Can we change the way we work?
So, if we are looking at radically changed instruments through which we view, review and manage our natural resources, a bold re-structuring of our present arrangements beginning quickly with long, long overdue administrative and financial reforms seems top priority. Revamped processes of recruitment, training and human resource management are put in place. For example, re-structuring and gender balancing of the Forest Departments (specialized cadres?) to be able to manage forests with the people (women?), respecting and working with community rights as under FRA. In situ and ex situ conservation and management of wildlife and biodiversity and protection and management of wetlands (they are orphans right now) outside Protected Areas, are key unresolved areas that come to mind immediately.

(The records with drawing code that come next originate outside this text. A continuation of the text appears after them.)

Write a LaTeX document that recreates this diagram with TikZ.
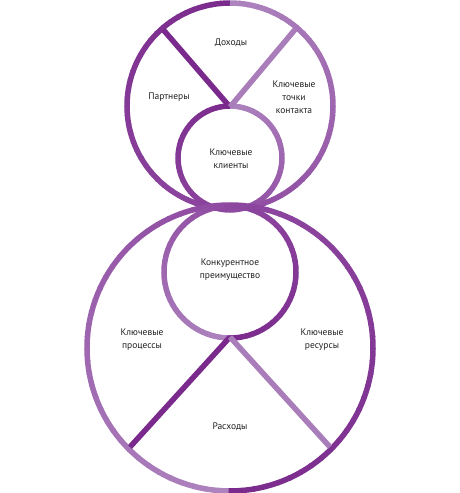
\documentclass[tikz,border=0pt]{standalone}
\usepackage{fontspec}
\setmainfont{PT Sans}
\definecolor{dk}{HTML}{7A2A8C}
\definecolor{md}{HTML}{8E48A0}
\definecolor{lt}{HTML}{AE85BF}
\definecolor{txt}{HTML}{231F20}
\newcommand\garc[7]{%
  \foreach \i in {0,...,35}{%
    \pgfmathsetmacro\aa{#4+(#5-#4)*\i/36}%
    \pgfmathsetmacro\ab{#4+(#5-#4)*(\i+1)/36+sign(#5-#4)*0.6}%
    \pgfmathtruncatemacro\pc{100-100*(\i+0.5)/36}%
    \draw[ring, #6!\pc!#7] ([shift={(\aa:#3)}]#1,#2) arc[start angle=\aa, end angle=\ab, radius=#3];
  }}
\begin{document}
\begin{tikzpicture}[x=1pt,y=1pt,
  ring/.style={line width=5.5pt, line cap=butt},
  lbl/.style={font=\fontsize{9.5}{13}\selectfont, text=txt, align=center, inner sep=0pt}]
\useasboundingbox (0,0) rectangle (460,493);
% top big circle
\garc{230}{387}{103}{90}{270}{dk}{md}
\garc{230}{387}{103}{90}{-90}{lt}{md}
% top small circle
\garc{230}{335}{52}{90}{270}{dk}{md}
\garc{230}{335}{52}{90}{-90}{lt}{md}
% bottom big circle
\garc{230}{145}{143}{90}{270}{md}{lt}
\garc{230}{145}{143}{90}{-90}{md}{dk}
% bottom small circle
\garc{230}{221}{66}{90}{270}{md}{lt}
\garc{230}{221}{66}{90}{-90}{md}{dk}
% spokes
\coordinate (tv) at (230,386);
\coordinate (tl) at (163.5,463);
\coordinate (tr) at (295.5,464);
\coordinate (bv) at (230,156);
\coordinate (bl) at (130,46);
\coordinate (br) at (330,46);
\draw[ring, dk] (tv) -- (tl);
\draw[ring, lt!85!md] (tv) -- (tr);
\draw[ring, dk] (bv) -- (bl);
\draw[ring, lt!85!md] (bv) -- (br);
% labels
\node[lbl] (doh) at (231,450) {Доходы};
\node[lbl] (part) at (169,396) {Партнеры};
\node[lbl] (toch) at (294,396) {Ключевые\\точки\\контакта};
\node[lbl] (kli) at (231,334) {Ключевые\\клиенты};
\node[lbl] (konk) at (230,223) {Конкурентное\\преимущество};
\node[lbl] (proc) at (142,153) {Ключевые\\процессы};
\node[lbl] (res) at (322,153) {Ключевые\\ресурсы};
\node[lbl] (rash) at (230,66) {Расходы};
\end{tikzpicture}
\end{document}
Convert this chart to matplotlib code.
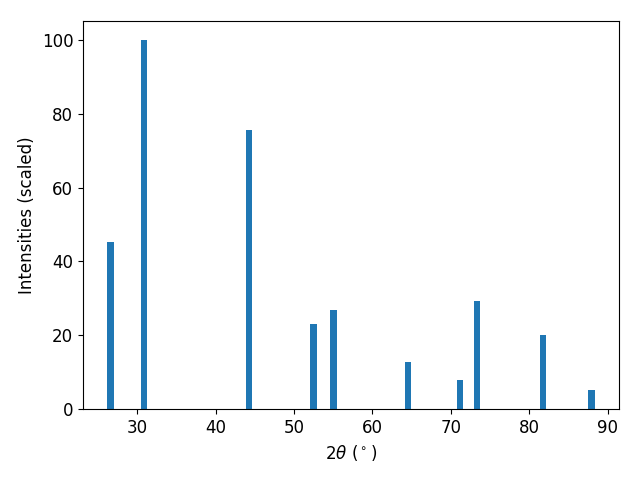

A major weakness of the government system is its defensive mind set in the face of any criticism, no matter how legitimate or constructive. This is so because Government from colonial times is used to working alone as masters and not being questioned by subordinates and ‘out-siders’. This is also a major reason why people’s voice and knowledge is not reflected and incorporated in planning and execution of schemes. Govt schemes are very rarely owned by people they are meant to benefit. There is also much corruption, unmentioned, ignored and therefore unacknowledged, that eats away into desirable outcomes or sustaining changes forcing the ‘system’ to keep hiding a lot of information and telling lies. A possibility to get good NGOs, CBOs, VOs and the like involved could bring dramatic improvements in governance and transparency. So, are we going to get civil society into the loop in the post-Covid world?
What Must Change?
A less unequal and fairer world can begin with making the Air breathable, the Water drinkable. This must happen quickly and not come at a price the poor cannot afford like bottled water and purified AC air. Access to clean air and water is foundational to any health for all agenda. It is a civilizational imperative that spaces earmarked for our natural wealth and biodiversity must flourish and grow unhindered. The forest and other ecosystems management becomes people centric to get connected people to conserve and enlarge them. If we are unable to pull this off, then how on Earth can we make ourselves a level playing field? Which alone can ensure and sustain a better and more equitable world.
Nodnat – is a pen name that the writer with deep knowledge of Himalayan flora and fauna and a keen environmentalist has adopted. He hails from Kotgarh, in Shimla Hills and retired as Principal Chief Conservator of Forests from Himachal Pradesh forest department.